Intenté diferentes maniobras, tengo que reconocer que aquello se convirtió en un reto personal. Procuraba contarle cuentos particularmente atractivos a su hermano cuando ella rondaba cerca o me ponía a pintar con él. Ella nos miraba desde lejos, yo sabía que aquello le apetecía, pero cada vez que le preguntaba si quería unirse a nosotros se daba la vuelta y se marchaba.
Había dos actividades que le interesaban especialmente: una de ellas era alimentar a los gatos que merodeaban alrededor de la casa y la otra consistía en ir a la iglesia para ver a los murciélagos que vivían bajo sus tejas, animales de buen tamaño que salían a docenas al anochecer, y que la tenían fascinada. Pues bien, ni en eso me consentía que la acompañase, cualquiera valía menos yo. «Esa no», era la expresión cortante y, no lo negaré, algo humillante para mí. El asunto se convirtió en motivo de chanza en la familia, y llegados a ese punto, decidí desentenderme. Si la niña no quería saber nada de mí, no pensaba amargarme la vida con ello, dejé de insistir.
A mí, como a mucha gente, me gusta el chocolate, especialmente el negro con trocitos de almendra y de naranja y casi siempre como un trozo después de comer. Un día, instantes después de darle el primer mordisco, Elena entró en la cocina, vio el chocolate, me miró, pensó durante breves instantes y, finalmente, señalándolo con el dedo, dijo: «eate», la primera palabra distinta de «Esa no» que me dirigía en todo el verano. Era una ocasión que no había que desperdiciar, de modo que abrí la nevera, corté un trozo, se lo dí y, en aquel momento, me miró como si me viese por primera vez, como si me reconociese como individuo perteneciente a su misma especie, me dí cuenta de que comencé a existir para ella gracias a aquella onza de chocolate. No obstante, se dio media vuelta y se fue a comerlo al salón, junto a su madre.
Ilusa de mí, pensé que aquel acontecimiento marcaba un antes y un después y que sellaría nuestra amistad, pero no fue así. A partir de entonces, cada vez que nos encontrábamos, pronunciaba la palabra mágica, «eate», y esperaba acontecimientos.
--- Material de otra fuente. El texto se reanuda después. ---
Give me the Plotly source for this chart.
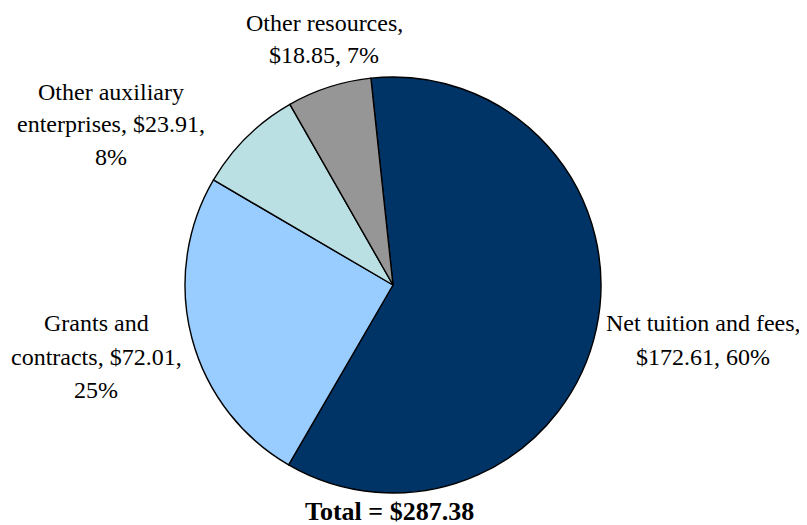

Dado que no se le permitía comer chocolate más de una vez al día, yo le explicaba que solo podía dárselo si su madre o su padre lo consentían, de modo que ella debía ir a preguntárselo y, solo en el caso de recibir su permiso, venir a pedírmelo a mí. La primera vez que le hice dicho razonamiento me miró muy seria, como quien constata un hecho lamentable, pero esperado: estaba claro que yo no servía ni siquiera como proveedora de chocolate. No se molestó en ir a preguntar a sus padres, sabía de sobra la respuesta, se dio la vuelta y se fue. Sin embargo, tomó como costumbre decir «eate» cada vez que nos cruzábamos, al fin y al cabo el asunto funcionaba una vez al día y tampoco le costaba mucho trabajo intentarlo. De esta manera, mi nombre pasó de ser «esa no» a «eate», una mejora sustancial que agradecí.
Tengo que decir que, a pesar de toda la resistencia que ofreció, mis intentos de acercamiento dieron finalmente sus frutos y, al final del verano, tras muchas visitas a los gatos, muchos murciélagos sobrevolándonos, muchos aullidos a la luna, muchos cuentos y muchas ahogadillas que le permitía que me hiciese en la piscina, llegamos a ser amigas, aunque mi principal papel seguía consistiendo en proporcionarle chocolate. Pero consintió en llamarme por mi nombre, convenientemente transformado, eso sí, dado lo difícil que le resultaba pronunciarlo. Así, en lugar de Victoria, pasé a llamarme algo parecido a «cebolla». Gracias a Elena y a mí, mi familia pasó muy buenos ratos el verano del 2019.